• **Problem to solve**: Every line from the start of the records through the line with "(6,580) -- (872,580);" is to be written out exactly; pictures are not.

— Start Input records —

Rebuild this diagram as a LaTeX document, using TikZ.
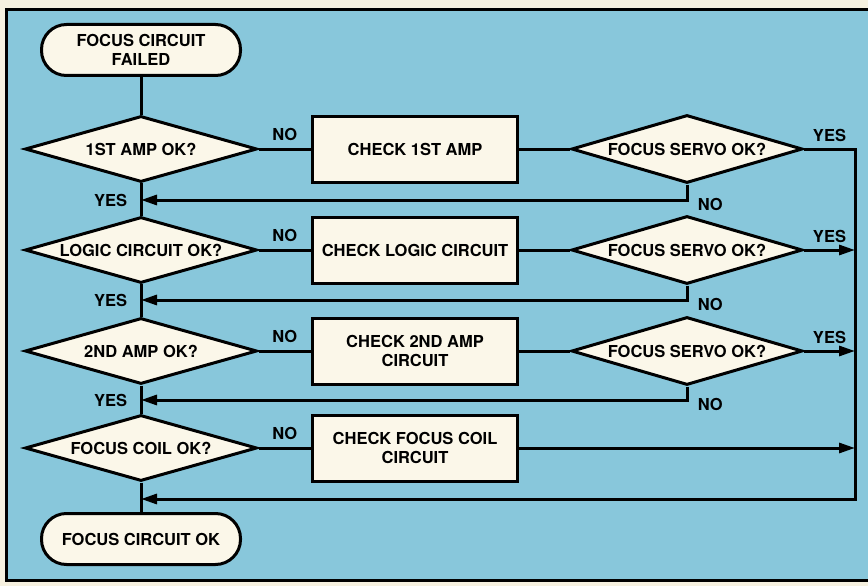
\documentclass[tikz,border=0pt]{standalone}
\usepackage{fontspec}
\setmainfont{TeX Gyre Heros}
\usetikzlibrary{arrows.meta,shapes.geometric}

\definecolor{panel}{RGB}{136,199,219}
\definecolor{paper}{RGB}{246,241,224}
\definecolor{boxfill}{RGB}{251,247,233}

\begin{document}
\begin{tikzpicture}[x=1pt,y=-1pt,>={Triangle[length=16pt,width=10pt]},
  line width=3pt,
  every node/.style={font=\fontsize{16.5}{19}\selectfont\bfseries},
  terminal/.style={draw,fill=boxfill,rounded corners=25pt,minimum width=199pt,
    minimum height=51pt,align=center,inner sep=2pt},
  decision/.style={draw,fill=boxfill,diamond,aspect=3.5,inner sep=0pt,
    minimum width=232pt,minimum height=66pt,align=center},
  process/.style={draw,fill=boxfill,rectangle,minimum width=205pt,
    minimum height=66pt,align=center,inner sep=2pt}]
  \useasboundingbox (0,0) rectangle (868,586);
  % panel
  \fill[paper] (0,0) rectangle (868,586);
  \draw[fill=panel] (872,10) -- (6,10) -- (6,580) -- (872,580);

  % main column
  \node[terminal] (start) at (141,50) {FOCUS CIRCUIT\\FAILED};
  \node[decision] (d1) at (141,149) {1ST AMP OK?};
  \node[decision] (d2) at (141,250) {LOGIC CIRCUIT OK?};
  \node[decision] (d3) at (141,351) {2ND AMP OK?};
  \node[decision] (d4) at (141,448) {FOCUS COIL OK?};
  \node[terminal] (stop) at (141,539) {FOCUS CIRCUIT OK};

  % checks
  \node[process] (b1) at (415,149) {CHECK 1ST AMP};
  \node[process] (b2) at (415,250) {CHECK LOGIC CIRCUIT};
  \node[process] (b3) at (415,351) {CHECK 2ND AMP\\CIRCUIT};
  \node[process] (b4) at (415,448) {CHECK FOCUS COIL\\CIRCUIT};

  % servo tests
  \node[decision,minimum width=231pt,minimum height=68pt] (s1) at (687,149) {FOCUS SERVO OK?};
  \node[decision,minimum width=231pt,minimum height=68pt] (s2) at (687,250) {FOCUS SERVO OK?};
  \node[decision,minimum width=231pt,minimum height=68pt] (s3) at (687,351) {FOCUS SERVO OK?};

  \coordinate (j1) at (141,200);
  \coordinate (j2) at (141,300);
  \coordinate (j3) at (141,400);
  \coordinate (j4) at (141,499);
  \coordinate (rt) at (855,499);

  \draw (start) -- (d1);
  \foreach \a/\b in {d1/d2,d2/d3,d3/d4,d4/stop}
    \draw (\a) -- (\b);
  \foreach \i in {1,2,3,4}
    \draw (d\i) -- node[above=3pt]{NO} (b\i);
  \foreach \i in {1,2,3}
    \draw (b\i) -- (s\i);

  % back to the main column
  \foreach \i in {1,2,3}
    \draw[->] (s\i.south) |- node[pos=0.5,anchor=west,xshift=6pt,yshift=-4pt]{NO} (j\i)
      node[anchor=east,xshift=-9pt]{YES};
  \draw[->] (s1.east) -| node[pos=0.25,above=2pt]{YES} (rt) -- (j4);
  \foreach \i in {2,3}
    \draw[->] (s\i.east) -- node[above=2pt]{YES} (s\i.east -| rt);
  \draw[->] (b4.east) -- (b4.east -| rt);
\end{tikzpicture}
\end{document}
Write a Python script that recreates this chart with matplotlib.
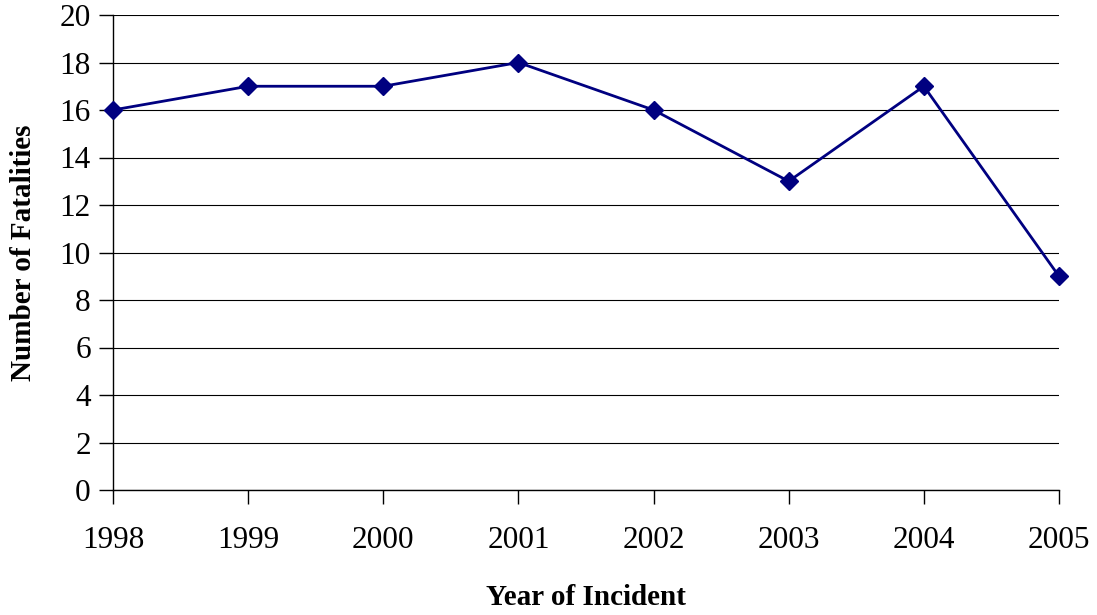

— End Input records —

• **Correct result**:
Rebuild this diagram as a LaTeX document, using TikZ.
\documentclass[tikz,border=0pt]{standalone}
\usepackage{fontspec}
\setmainfont{TeX Gyre Heros}
\usetikzlibrary{arrows.meta,shapes.geometric}

\definecolor{panel}{RGB}{136,199,219}
\definecolor{paper}{RGB}{246,241,224}
\definecolor{boxfill}{RGB}{251,247,233}

\begin{document}
\begin{tikzpicture}[x=1pt,y=-1pt,>={Triangle[length=16pt,width=10pt]},
  line width=3pt,
  every node/.style={font=\fontsize{16.5}{19}\selectfont\bfseries},
  terminal/.style={draw,fill=boxfill,rounded corners=25pt,minimum width=199pt,
    minimum height=51pt,align=center,inner sep=2pt},
  decision/.style={draw,fill=boxfill,diamond,aspect=3.5,inner sep=0pt,
    minimum width=232pt,minimum height=66pt,align=center},
  process/.style={draw,fill=boxfill,rectangle,minimum width=205pt,
    minimum height=66pt,align=center,inner sep=2pt}]
  \useasboundingbox (0,0) rectangle (868,586);
  % panel
  \fill[paper] (0,0) rectangle (868,586);
  \draw[fill=panel] (872,10) -- (6,10) -- (6,580) -- (872,580);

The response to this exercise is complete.